One way to attempt to raise money was barnstorming tours and after a successful one, the Cardinals proved their worth by beating several highly thought of teams including the one that won the championship the year before. With their chance to compete in the tournament this year clinched, they were Shreveport bound. But after winning every game they’d played that year, would injuries, nerves, the opinions of the sportswriters that women should be pretty and stay at home and the great Babe Didrickson derail their hopes?
But after the beauty contest – yes – the Cardinals win their semi-final to make the finals. Dismissed by most if not all the sportswriters and others following the tournament as that little church school team, the Cardinals discover that it doesn’t matter if anyone else thinks they can win. Do they think they can do it? Meanwhile family who can manage it make the trip to see the game and little Durant, OK is in a frenzy during the tournament with the local paper using the AP wire to keep the town updated on scores, injuries and team gossip and later setting up two telephones in the local drug store to deliver the scores during the final game.
Game time and there are 4,000 cheering fans crowded in the stands. The last five championships had been won by Texas teams. Would an Oklahoma team finally be able to break the streak and triumph in the rivalry between the two states? The momentum swings each quarter and Coach Babb uses his psychology training to give the Cardinals a rousing halftime pep talk. When the final gun sounds, the stands erupt.
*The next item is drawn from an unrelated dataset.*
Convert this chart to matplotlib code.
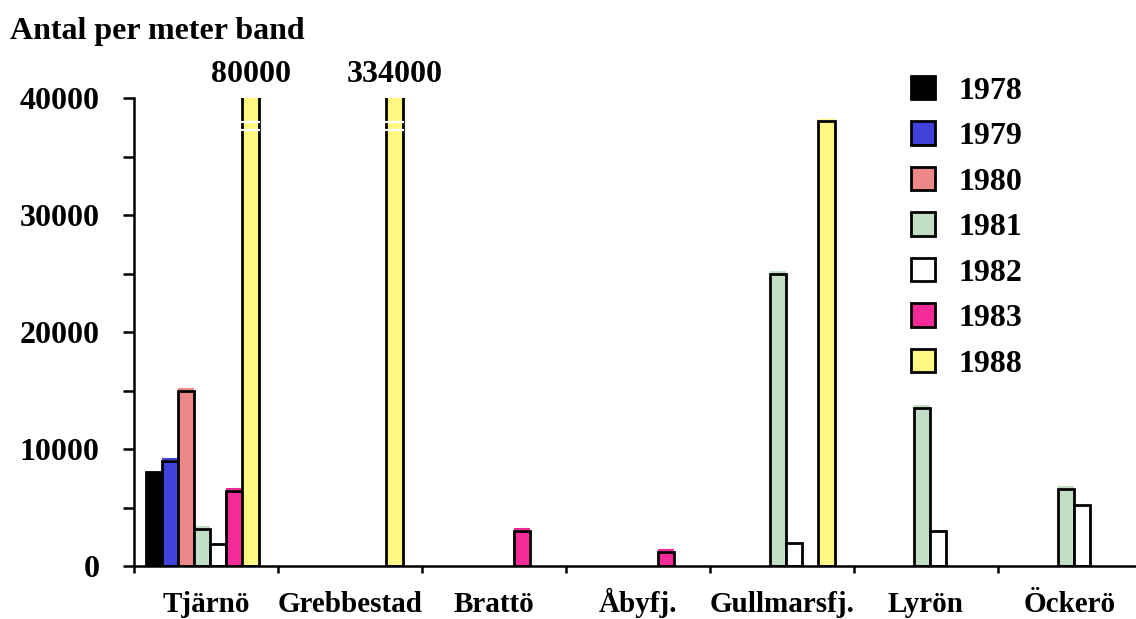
import matplotlib.pyplot as plt
import numpy as np

# stations along the x axis and the yearly series (individuals per metre of band)
sites = ['Tjärnö', 'Grebbestad', 'Brattö', 'Åbyfj.', 'Gullmarsfj.', 'Lyrön', 'Öckerö']
years = ['1978', '1979', '1980', '1981', '1982', '1983', '1988']
nan = np.nan
v1978 = [8000, nan, nan, nan, nan, nan, nan]
v1979 = [9000, nan, nan, nan, nan, nan, nan]
v1980 = [15000, nan, nan, nan, nan, nan, nan]
v1981 = [3200, nan, nan, nan, 25000, 13500, 6600]
v1982 = [1900, nan, nan, nan, 2000, 3000, 5200]
v1983 = [6400, nan, 3000, 1200, nan, nan, nan]
v1988 = [80000, 334000, nan, nan, 38000, nan, nan]
series = [v1978, v1979, v1980, v1981, v1982, v1983, v1988]
colors = ['#000000', '#4141DC', '#EE8888', '#C2DFC6', '#FFFFFF', '#F42A98', '#FFF882']

yticks = [0, 10000, 20000, 30000, 40000]
ymax = 40000

plt.rcParams['font.family'] = ['Liberation Serif', 'DejaVu Serif']
plt.rcParams['font.weight'] = 'bold'

fig = plt.figure(figsize=(11.36, 6.19), dpi=100)
W, H = 1136, 619
ax = fig.add_axes([134 / W, 53 / H, 1002 / W, 468 / H])

x = np.arange(len(sites))
first, step = 0.139, 0.1117
bars = []
for j, (vals, c) in enumerate(zip(series, colors)):
    b = ax.bar(x + first + step * j, vals, width=step, color=c,
               edgecolor='black', linewidth=2.0, label=years[j], zorder=2)
    bars.append(b)
    # thin coloured rim just above each outline (old-style shading)
    for rect in b:
        h = rect.get_height()
        if np.isfinite(h) and h < ymax and c not in ('#FFFFFF', '#000000'):
            ax.plot([rect.get_x(), rect.get_x() + rect.get_width()],
                    [h + 140, h + 140], color=c, lw=1.5, zorder=1.9,
                    solid_capstyle='butt')

ax.set_xlim(0, 1002 / 144)
ax.set_ylim(0, ymax)

# break marks and real values for the bars that run off the scale
for rect, val in zip(bars[-1], v1988):
    if np.isfinite(val) and val > ymax:
        x0, w = rect.get_x(), rect.get_width()
        for yy in (ymax * 0.948, ymax * 0.931):
            ax.plot([x0 - 0.01, x0 + w + 0.01], [yy, yy], color='white',
                    lw=1.6, zorder=3, solid_capstyle='butt')
        ax.text(x0 + w / 2, ymax * 1.02, str(int(val)),
                ha='center', va='bottom', fontsize=23, fontweight='bold')

ax.spines['top'].set_visible(False)
ax.spines['right'].set_visible(False)
for s in ('left', 'bottom'):
    ax.spines[s].set_linewidth(1.8)

ax.set_yticks(yticks)
ax.set_yticklabels([str(t) for t in yticks])
ax.set_yticks(np.arange(5000, ymax, 10000), minor=True)
ax.tick_params(axis='y', which='both', direction='out', length=8, width=1.8,
               labelsize=23, pad=17)

ax.set_xticks(np.arange(0, len(sites)))
ax.set_xticklabels([])
ax.set_xticks(x + 0.5, minor=True)
ax.set_xticklabels(sites, minor=True)
ax.tick_params(axis='x', which='major', direction='out', length=5, width=1.8)
ax.tick_params(axis='x', which='minor', length=0, labelsize=21, pad=33)
for lab in ax.get_xticklabels(minor=True):
    lab.set_va('baseline')

fig.text(10 / W, 1 - 31 / H, 'Antal per meter band', fontsize=23,
         fontweight='bold', va='center', ha='left')

leg = ax.legend(loc='upper left', bbox_to_anchor=(898 / W, 1 - 63 / H),
                bbox_transform=fig.transFigure, frameon=False, fontsize=23,
                handlelength=0.75, handleheight=0.75, handletextpad=0.75,
                labelspacing=0.49, borderaxespad=0)

fig.savefig('out.png', dpi=100)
Those waiting in Durant for the phone call dive for the receiver when it rings then estimate they fielded over 1000 phone calls in the next few hours passing on the final score. The reception the team got as they headed home was all out, small town exuberance.
In the years that followed, all the players excelled both in basketball and in class. They went on to teach, continue playing and many served in the war effort both before and after marrying. In 2003, at the Oklahoma Sports Hall of Fame ceremony, the whole team received acclaim as the scrappy team from a tiny girl’s college who became the Team of Legend. Far from losing their femininity – gasp – or being exploited, during the worst drought and a devastating financial depression they were brought together and then become leaders using the skills gained on the court.
“For Lucille, her teammates, and the other young women who challenged society’s norms to pursue their dreams, basketball had given them not only confidence and drive but also the tools to succeed. And these farm girls, who at one time never thought of lives beyond the cotton fields, got to be heroes.”